With course allocations on hold, Sam Sims looks at the value of subject knowledge enhacement courses and how they might be used to respond to a changing labour market
Many countries require secondary school teachers to have a degree in the subject they teach. In England, government used to insist that secondary teachers had subject knowledge “equivalent to degree level”. In 2008, even that requirement was dropped from the Teachers’ Standards – replaced with a rather harder-to-verify commitment that teachers should be ‘confident’ in their subject knowledge.
At the same time however, the government made an important change to the way initial teacher training operates in England: the introduction of the subject knowledge enhancement (SKE) course. These are designed to top up trainees’ subject knowledge, can be taken prior to or alongside initial teacher training, and can last anywhere between a fortnight and nine months.
Motivations for SKEing vary widely: some trainees have degrees in subjects not taught in secondaries, but could teach a closely related subject if they brush up on the content; others are looking to train in a shortage subject (e.g. maths) that they have only studied to A level; some, for example, are biologists who want to teach science but haven’t studied physics since they were 16; and others are career changers looking to refresh their subject knowledge having spent time away from education.
Since their introduction, SKEs have grown dramatically. My analysis of data obtained through freedom of information request by Mark Crowley shows that, in 2019, the equivalent of one third of all new chemistry trainees and one half of all maths and physics trainees had taken a SKE in the prior academic year.
A recalibration of the policy seems sensible
There has never been a rigorous impact evaluation of SKEs. However, interesting small-scale research by Rebecca Warburton found that – among those starting maths initial teacher training – SKEers had levels of mathematical knowledge for teaching not far off those who went straight into initial teacher training.
SKEs also play an important complementary role alongside training bursaries. Between them, bursary payments and SKEs ensure graduates are both willing and able to train in shortage subjects. SKEs have thus become an important part of the architecture of initial teacher training.
Given the scale of investment in SKEs, we might forgive the government for watering down the Teachers’ Standards back in 2008. Except this year, SKEs have been frozen. Course allocations are usually made in early October but providers have recently been told not to admit anyone until further notice.
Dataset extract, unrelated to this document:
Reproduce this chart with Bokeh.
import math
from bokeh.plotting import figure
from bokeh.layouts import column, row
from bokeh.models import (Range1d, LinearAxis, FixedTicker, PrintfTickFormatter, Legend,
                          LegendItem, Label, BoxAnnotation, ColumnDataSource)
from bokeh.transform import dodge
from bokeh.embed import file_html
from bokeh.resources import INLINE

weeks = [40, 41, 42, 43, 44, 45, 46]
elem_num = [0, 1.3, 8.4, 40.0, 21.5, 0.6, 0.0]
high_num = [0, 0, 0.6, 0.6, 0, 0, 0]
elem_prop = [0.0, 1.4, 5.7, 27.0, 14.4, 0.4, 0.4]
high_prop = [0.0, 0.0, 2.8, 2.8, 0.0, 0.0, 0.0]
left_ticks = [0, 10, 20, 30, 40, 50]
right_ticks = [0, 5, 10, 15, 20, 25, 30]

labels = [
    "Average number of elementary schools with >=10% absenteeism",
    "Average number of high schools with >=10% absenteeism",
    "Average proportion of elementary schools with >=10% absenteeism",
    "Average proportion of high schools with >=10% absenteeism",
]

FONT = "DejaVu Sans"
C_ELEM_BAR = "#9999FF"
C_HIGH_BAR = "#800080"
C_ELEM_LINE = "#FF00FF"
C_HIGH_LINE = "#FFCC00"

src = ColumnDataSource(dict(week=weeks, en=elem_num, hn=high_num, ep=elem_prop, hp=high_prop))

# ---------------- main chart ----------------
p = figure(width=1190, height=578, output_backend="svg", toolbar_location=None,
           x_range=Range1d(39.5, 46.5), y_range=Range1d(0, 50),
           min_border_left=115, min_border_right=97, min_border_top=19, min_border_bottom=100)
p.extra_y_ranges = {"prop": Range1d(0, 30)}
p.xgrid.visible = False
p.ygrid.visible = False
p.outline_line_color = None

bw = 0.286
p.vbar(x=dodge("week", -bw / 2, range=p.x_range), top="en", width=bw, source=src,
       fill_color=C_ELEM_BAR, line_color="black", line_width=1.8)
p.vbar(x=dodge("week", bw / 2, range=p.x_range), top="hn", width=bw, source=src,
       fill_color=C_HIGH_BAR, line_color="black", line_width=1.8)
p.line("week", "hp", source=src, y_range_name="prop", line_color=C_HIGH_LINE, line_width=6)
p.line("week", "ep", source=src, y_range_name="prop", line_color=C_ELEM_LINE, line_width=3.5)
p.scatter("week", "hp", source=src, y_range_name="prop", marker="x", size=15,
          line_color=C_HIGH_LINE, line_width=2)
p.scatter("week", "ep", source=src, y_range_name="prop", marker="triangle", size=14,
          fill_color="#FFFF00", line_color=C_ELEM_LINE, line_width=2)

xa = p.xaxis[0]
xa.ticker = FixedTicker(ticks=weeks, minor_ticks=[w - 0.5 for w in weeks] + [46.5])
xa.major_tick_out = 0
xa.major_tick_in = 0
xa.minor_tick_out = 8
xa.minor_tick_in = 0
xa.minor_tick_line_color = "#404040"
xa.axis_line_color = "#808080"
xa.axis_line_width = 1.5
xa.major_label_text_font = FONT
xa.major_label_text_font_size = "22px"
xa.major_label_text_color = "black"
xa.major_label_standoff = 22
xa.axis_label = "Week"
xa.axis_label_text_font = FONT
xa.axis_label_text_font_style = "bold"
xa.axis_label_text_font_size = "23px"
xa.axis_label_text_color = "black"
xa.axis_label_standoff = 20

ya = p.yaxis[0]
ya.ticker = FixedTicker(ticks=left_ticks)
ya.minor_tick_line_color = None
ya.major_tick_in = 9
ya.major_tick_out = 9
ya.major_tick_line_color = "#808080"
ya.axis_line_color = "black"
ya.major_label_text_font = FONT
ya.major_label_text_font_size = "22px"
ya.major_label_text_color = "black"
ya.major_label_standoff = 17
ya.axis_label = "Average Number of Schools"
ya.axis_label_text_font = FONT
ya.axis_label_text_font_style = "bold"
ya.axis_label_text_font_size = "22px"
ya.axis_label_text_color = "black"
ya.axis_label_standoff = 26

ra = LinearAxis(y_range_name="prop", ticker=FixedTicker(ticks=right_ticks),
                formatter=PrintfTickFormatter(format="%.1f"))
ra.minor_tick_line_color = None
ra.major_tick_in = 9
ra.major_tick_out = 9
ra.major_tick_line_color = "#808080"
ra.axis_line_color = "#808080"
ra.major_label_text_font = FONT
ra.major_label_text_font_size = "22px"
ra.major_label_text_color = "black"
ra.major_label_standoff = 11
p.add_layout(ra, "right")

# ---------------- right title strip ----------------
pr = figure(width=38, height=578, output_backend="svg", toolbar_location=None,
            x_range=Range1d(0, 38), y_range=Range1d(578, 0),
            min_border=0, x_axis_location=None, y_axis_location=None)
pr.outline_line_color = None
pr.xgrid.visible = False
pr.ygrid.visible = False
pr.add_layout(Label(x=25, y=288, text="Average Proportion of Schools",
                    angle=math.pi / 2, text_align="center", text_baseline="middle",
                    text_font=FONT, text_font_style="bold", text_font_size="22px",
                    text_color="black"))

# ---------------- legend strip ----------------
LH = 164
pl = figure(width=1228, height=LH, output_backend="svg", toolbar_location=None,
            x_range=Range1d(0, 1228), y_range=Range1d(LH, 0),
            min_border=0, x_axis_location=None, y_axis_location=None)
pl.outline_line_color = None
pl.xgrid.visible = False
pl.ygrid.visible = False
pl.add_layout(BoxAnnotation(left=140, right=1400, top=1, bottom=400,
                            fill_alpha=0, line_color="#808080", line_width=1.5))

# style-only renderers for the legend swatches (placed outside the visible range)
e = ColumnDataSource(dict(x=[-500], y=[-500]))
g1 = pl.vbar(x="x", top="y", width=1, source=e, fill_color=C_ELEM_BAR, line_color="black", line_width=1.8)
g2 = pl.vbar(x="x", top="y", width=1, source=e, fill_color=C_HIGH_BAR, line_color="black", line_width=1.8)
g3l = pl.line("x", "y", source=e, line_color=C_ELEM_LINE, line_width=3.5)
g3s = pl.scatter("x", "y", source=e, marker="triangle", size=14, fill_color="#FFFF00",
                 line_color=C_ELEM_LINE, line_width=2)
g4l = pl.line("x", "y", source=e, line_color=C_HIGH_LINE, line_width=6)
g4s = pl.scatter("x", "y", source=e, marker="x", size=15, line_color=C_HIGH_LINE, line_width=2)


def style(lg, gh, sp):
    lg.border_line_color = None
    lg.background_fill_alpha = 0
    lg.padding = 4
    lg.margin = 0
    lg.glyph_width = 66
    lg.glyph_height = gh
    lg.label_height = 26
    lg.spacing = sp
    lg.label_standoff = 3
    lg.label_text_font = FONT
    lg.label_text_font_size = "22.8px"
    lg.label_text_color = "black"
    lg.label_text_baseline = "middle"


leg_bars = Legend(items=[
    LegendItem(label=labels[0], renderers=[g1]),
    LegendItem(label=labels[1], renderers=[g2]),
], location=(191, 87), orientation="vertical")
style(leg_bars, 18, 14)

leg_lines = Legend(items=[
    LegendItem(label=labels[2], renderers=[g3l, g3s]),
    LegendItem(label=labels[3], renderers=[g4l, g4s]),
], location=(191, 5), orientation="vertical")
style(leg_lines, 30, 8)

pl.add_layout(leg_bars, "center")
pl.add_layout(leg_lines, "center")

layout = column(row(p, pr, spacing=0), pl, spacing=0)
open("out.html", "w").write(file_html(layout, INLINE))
Government has ploughed to a halt on SKEs for two reasons. First, the COVID-induced recession has prompted an influx of graduates into teacher training. Applications are up 16 per cent year on year. Second, the government is conducting a spending review. Can the Department for Education justify the amount it currently spends on SKEing, given recent developments?
A recalibration of the policy seems sensible. So, what should SKEs look like in future?
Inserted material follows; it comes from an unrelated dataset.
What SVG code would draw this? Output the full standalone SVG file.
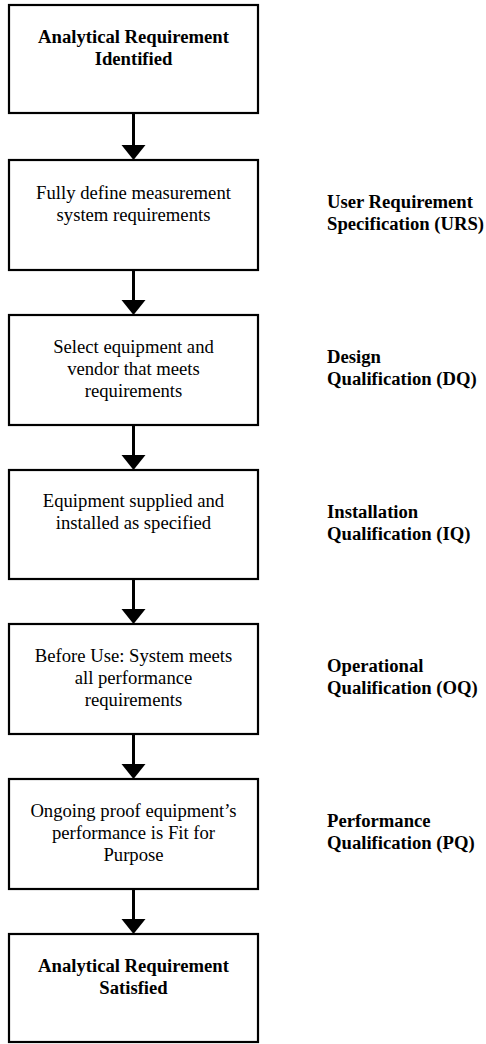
<svg xmlns="http://www.w3.org/2000/svg" width="486" height="1044" viewBox="0 0 486 1044">
<style>
.box{fill:#fff;stroke:#000;stroke-width:2.2}
text{font-family:'Liberation Serif','Times New Roman',Times,'DejaVu Serif',serif;font-size:18.67px;fill:#000}
.t{text-anchor:middle}
.b{font-weight:bold}
.l{font-weight:bold}
.sh{stroke:#000;stroke-width:3}
</style>
<rect width="486" height="1044" fill="#fff"/>
<g id="connectors">
<line class="sh" x1="133.5" y1="113" x2="133.5" y2="147"/><polygon points="121.5,145 145.5,145 133.5,160"/>
<line class="sh" x1="133.5" y1="270" x2="133.5" y2="302"/><polygon points="121.5,300 145.5,300 133.5,315"/>
<line class="sh" x1="133.5" y1="425" x2="133.5" y2="457"/><polygon points="121.5,455 145.5,455 133.5,470"/>
<line class="sh" x1="133.5" y1="579" x2="133.5" y2="611"/><polygon points="121.5,609 145.5,609 133.5,624"/>
<line class="sh" x1="133.5" y1="734" x2="133.5" y2="766"/><polygon points="121.5,764 145.5,764 133.5,779"/>
<line class="sh" x1="133.5" y1="889" x2="133.5" y2="921"/><polygon points="121.5,919 145.5,919 133.5,934"/>
</g>
<g id="n1"><rect class="box" x="9" y="5" width="249" height="108"/>
<text class="t b" x="133.5" y="43">Analytical Requirement</text><text class="t b" x="133.5" y="65">Identified</text></g>
<g id="n2"><rect class="box" x="9" y="160" width="249" height="110"/>
<text class="t" x="133.5" y="199">Fully define measurement</text><text class="t" x="133.5" y="221">system requirements</text></g>
<g id="n3"><rect class="box" x="9" y="315" width="249" height="110"/>
<text class="t" x="133.5" y="353">Select equipment and</text><text class="t" x="133.5" y="375">vendor that meets</text><text class="t" x="133.5" y="397">requirements</text></g>
<g id="n4"><rect class="box" x="9" y="470" width="249" height="109"/>
<text class="t" x="133.5" y="507">Equipment supplied and</text><text class="t" x="133.5" y="529">installed as specified</text></g>
<g id="n5"><rect class="box" x="9" y="624" width="249" height="110"/>
<text class="t" x="133.5" y="662">Before Use: System meets</text><text class="t" x="133.5" y="684">all performance</text><text class="t" x="133.5" y="706">requirements</text></g>
<g id="n6"><rect class="box" x="9" y="779" width="249" height="110"/>
<text class="t" x="133.5" y="817">Ongoing proof equipment’s</text><text class="t" x="133.5" y="839">performance is Fit for</text><text class="t" x="133.5" y="861">Purpose</text></g>
<g id="n7"><rect class="box" x="9" y="934" width="249" height="108"/>
<text class="t b" x="133.5" y="972">Analytical Requirement</text><text class="t b" x="133.5" y="994">Satisfied</text></g>
<g id="labels">
<text class="l" x="327" y="208">User Requirement</text><text class="l" x="327" y="230">Specification (URS)</text>
<text class="l" x="327" y="363">Design</text><text class="l" x="327" y="385">Qualification (DQ)</text>
<text class="l" x="327" y="518">Installation</text><text class="l" x="327" y="540">Qualification (IQ)</text>
<text class="l" x="327" y="672">Operational</text><text class="l" x="327" y="694">Qualification (OQ)</text>
<text class="l" x="327" y="827">Performance</text><text class="l" x="327" y="849">Qualification (PQ)</text>
</g>
</svg>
The answer will look very different by subject. All arts and humanities subjects are now oversubscribed and the proportion of applicants with relevant degrees tends to be relatively high in these subjects anyway. Shortages of modern foreign language teachers are also set to reduce dramatically, particularly if we account for likely increases in retention. The money spent on SKEs in these subjects might be better spent elsewhere.
Maths has also seen applicants close to the target for initial teacher training this year. However, maths is an outlier in that every secondary school pupil studies the subject but very few study it at university. The pool in which trainees are recruited is thus relatively small. Despite the reduction in shortages, maths SKEs should therefore continue in order to support the subject knowledge of those who have not studied the subject beyond A level.
Physics is another outlier. Despite the general influx of graduates, applicants to initial teacher training in physics has remained almost unchanged this year – hovering below 50 per cent of the target. Even a pandemic-induced collapse in employment hasn’t solved the shortage.
If the government is serious about recruiting enough graduates who can confidently teach physics, now might be the time to increase the number of physics SKEs, even as it reduces them for other subjects.
One thing is certain: providers need certainty about allocations, and they need it sooner rather than later. In theory, the use of SKEs allows initial teacher training to be more responsive to the teacher labour market – but that only works if government makes timely decisions.